Managing disk quotas in Linux

Table of Contents

1. Setting quotas

Linux enables you to limit the amount of space that a user or group can consume on a given partition. To do this, you use the quotaon, quotaoff, and edquota commands.

You can configure a quota that includes the following properties for each user or group:

  • soft limit
  • grace period
  • hard limit
soft limit
A soft limit is the initial maximum disk space a user or group is granted on a particular partition. When this limit is reached, the user or group members can still exceed the limit for a specified period of time, but will receive warning reminders.
grace period
The grace period is the amount of time during which a user can exceed the soft limit specified in a quota. Its default value is seven days, but you can alter this value.
hard limit
A hard limit is an absolute limit on disk usage.

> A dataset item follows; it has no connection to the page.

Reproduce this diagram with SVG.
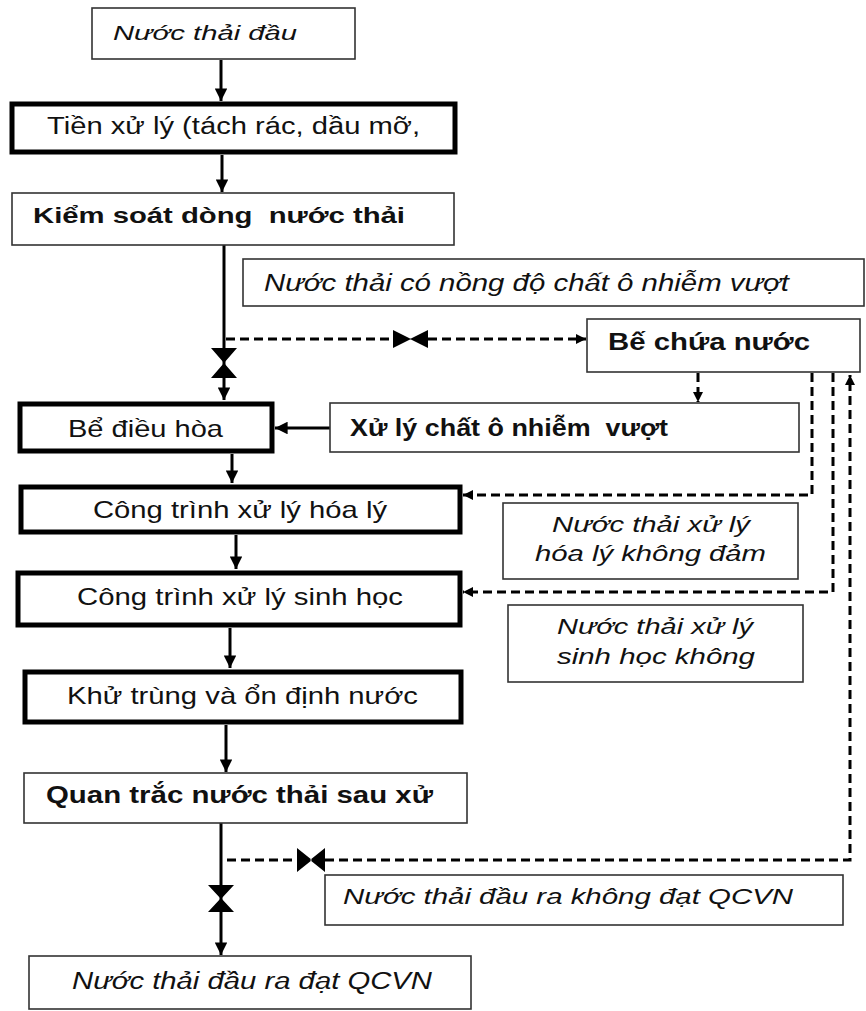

Once users or groups reach this limit, they can no longer create new files, even if they are still in a specified grace period for a soft limit.

You can edit quotas, and set hard and soft limits for users or groups, using the edquota command.

Hard and soft limits can have one of three values:

  • 0 indicates that there are no space limits
  • -1 instructs edquota to use default values
  • a number greater than 0 specifying the limit, expressed in kilobytes

You can use the following options with the edquota command:

  • -u username
  • -g groupname
  • -p username
  • -t
-u username
The -u username option enables you to change a user’s quota limits.
-g groupname
The -g groupname option enables you to change a group’s quota limits.
-p username
The -p username option enables you to set quotas for many different users in one step, by copying one user’s quota information to other users.